The Defenders (SJ Types)

ESTJ – The Supervisor

What stresses out an ESTJ:

– Being in an environment that is in disarray
– Frequent disruptions
– Irrational behavior
– Being surrounded by (or guilty of) incompetence
– Unexpected changes
– Lack of control
– Laziness in others
– Not having their strongly held values validated
– Guilt over being critical towards others
– Dealing too long with abstract or theoretical concepts
– Being in a highly-charged emotional environment for too long

When overwhelmed by stress, ESTJ’s often feel isolated from others.

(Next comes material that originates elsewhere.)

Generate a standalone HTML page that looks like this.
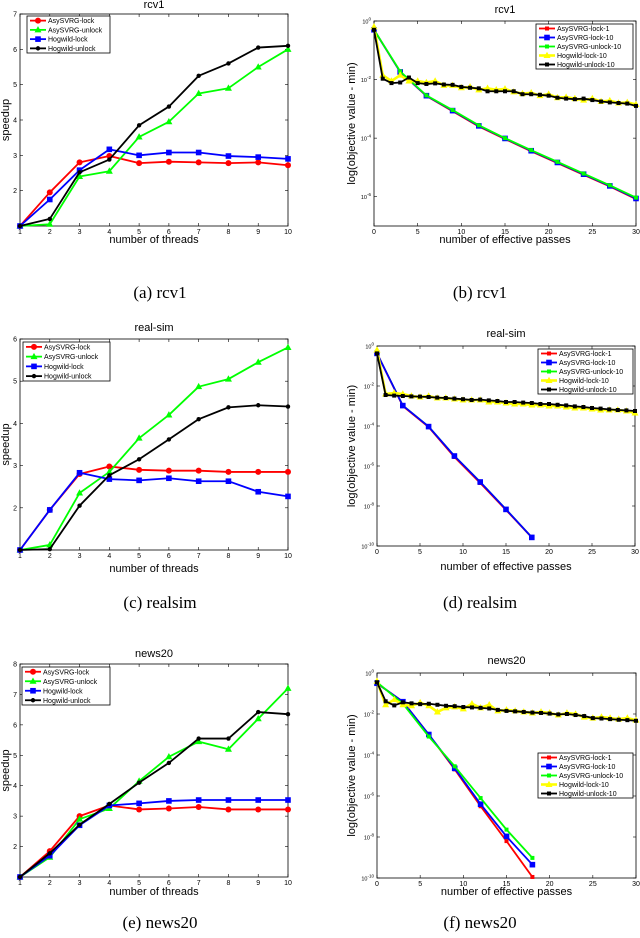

They feel as if they are misunderstood and undervalued, and that their efforts are taken for granted. When under stress, they have a hard time putting their feelings into words and communicating them to others. If they are under frequent, chronic stress, they may fall into the grip of their inferior function; introverted feeling. When this happens, they can develop a “martyr complex”. The ESTJ will be uncharacteristically emotional, withdraw from others, become hypersensitive about their relationships, and misinterpret tiny, insignificant details into personal attacks. Physically, they may feel tension headaches, and neck or shoulder aches from tension in their body.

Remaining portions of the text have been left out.